As a child, he says, I had a running commentary in my head when I was playing. It wasn't really my voice... When you step on the field, you can hear the presence of the crowd. There is sound--the sound of noise. When you are immersed in the game you don't really hear the crowd. You can almost decide for yourself what you want to hear. You are never alone. I can hear someone shift around in their chair. I can hear someone coughing. I can hear someone whispering in the ear of someone next to them. I can imagine that I hear the ticking of a watch.

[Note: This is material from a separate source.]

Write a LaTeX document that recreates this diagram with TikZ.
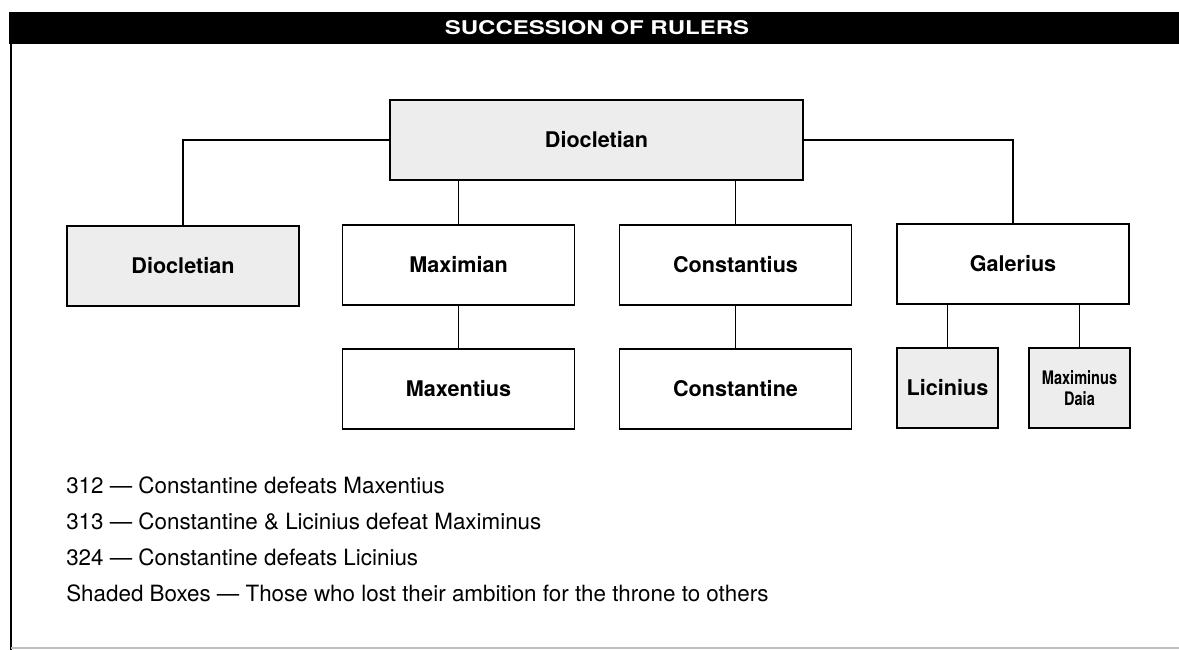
\documentclass[tikz,border=0pt]{standalone}
\usepackage{fontspec}
\setmainfont{TeX Gyre Heros}
\newfontfamily\widefont[FakeStretch=1.27]{TeX Gyre Heros}
\newfontfamily\narrowfont[FakeStretch=0.78]{TeX Gyre Heros}
\usepackage{tikz}
\usetikzlibrary{positioning}
\definecolor{shadegray}{HTML}{EDEDED}
\definecolor{framegray}{HTML}{BDBDBD}

\begin{document}
\begin{tikzpicture}[
      x=0.75pt,y=-0.75pt,
      font=\fontsize{16.8}{20}\selectfont,
      ruler/.style={draw,line width=1.4pt,fill=white,align=center,
        font=\fontsize{16.2}{19}\selectfont\bfseries,
        minimum width=174pt,minimum height=60.5pt,inner sep=0pt},
      lost/.style={ruler,fill=shadegray},
      small/.style={minimum width=75.5pt},
      link/.style={line width=1.1pt}
    ]
    \useasboundingbox (0,0) rectangle (1179,650);

    % frame and title bar
    \fill (9,12) rectangle (1179,44);
    \draw[line width=1.4pt] (11,44) -- (11,650);
    \draw[line width=0.8pt,framegray] (11,648) -- (1179,648);
    \node[text=white,font=\widefont\bfseries\fontsize{14.2}{17}\selectfont] (title) at (597,28) {SUCCESSION OF RULERS};

    % rulers
    \node[lost,minimum width=310pt,minimum height=60pt] (top) at (596.5,140) {Diocletian};
    \node[lost] (diocl) at (183,266) {Diocletian};
    \node[ruler] (maximian) at (458.5,265) {Maximian};
    \node[ruler] (constantius) at (735.5,265) {Constantius};
    \node[ruler] (galerius) at (1013,264) {Galerius};
    \node[ruler] (maxentius) at (458.5,389) {Maxentius};
    \node[ruler] (constantine) at (735.5,389) {Constantine};
    \node[lost,small] (licinius) at (947.5,388) {Licinius};
    \node[lost,small,font=\narrowfont\bfseries\fontsize{14}{16}\selectfont] (daia) at (1079.5,388) {Maximinus\\Daia};

    % lines of succession
    \draw[link] (top.west) -| (diocl.north);
    \draw[link] (top.east) -| (galerius.north);
    \draw[link] (top.south -| maximian.north) -- (maximian.north);
    \draw[link] (top.south -| constantius.north) -- (constantius.north);
    \draw[link] (maximian.south) -- (maxentius.north);
    \draw[link] (constantius.south) -- (constantine.north);
    \draw[link] (galerius.south -| licinius.north) -- (licinius.north);
    \draw[link] (galerius.south -| daia.north) -- (daia.north);

    % notes
    \foreach \i/\y/\txt in {1/485/312 — Constantine defeats Maxentius,
                            2/521/313 — Constantine \& Licinius defeat Maximinus,
                            3/557/324 — Constantine defeats Licinius,
                            4/593/Shaded Boxes — Those who lost their ambition for the throne to others}{
      \node[anchor=west,inner sep=0pt] (note\i) at (66,\y) {\txt};
    }
  \end{tikzpicture}
\end{document}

Stillness, inwardness, an ability to be both inside oneself and outside oneself in the same instant of time--are these qualities one often identifies in the footballers we presently admire?
Or, in case performances for which the player is paid nothing might be brought into this argument, see this match "Against Poverty" played on a Monday night in Morocco, two days after the aforementioned United/Stoke "contest". It's a charity game, organized by Zidane himself, together with that other, now all-but-forgotten Ronaldo (the one not named after a Republican president of the United States). Nothing is at stake here but the beauty of the experience of the game--and of the world.
Do those goals made and scored by ZZ for the sheer joy of it matter? Do they help anybody win?
And speaking of unrewarded noble acts on the pitch, who could exceed this one.
This is of course the singular view of an old topiary pachyderm lumbering out on his particular opinion-limb, as he head-butts his way toward the brink of that mortal cliff. Still one can't help wondering: does anybody else miss all that non-sport stuff once gifted upon the sweaty trade of football by the too-soon-departed Zizou?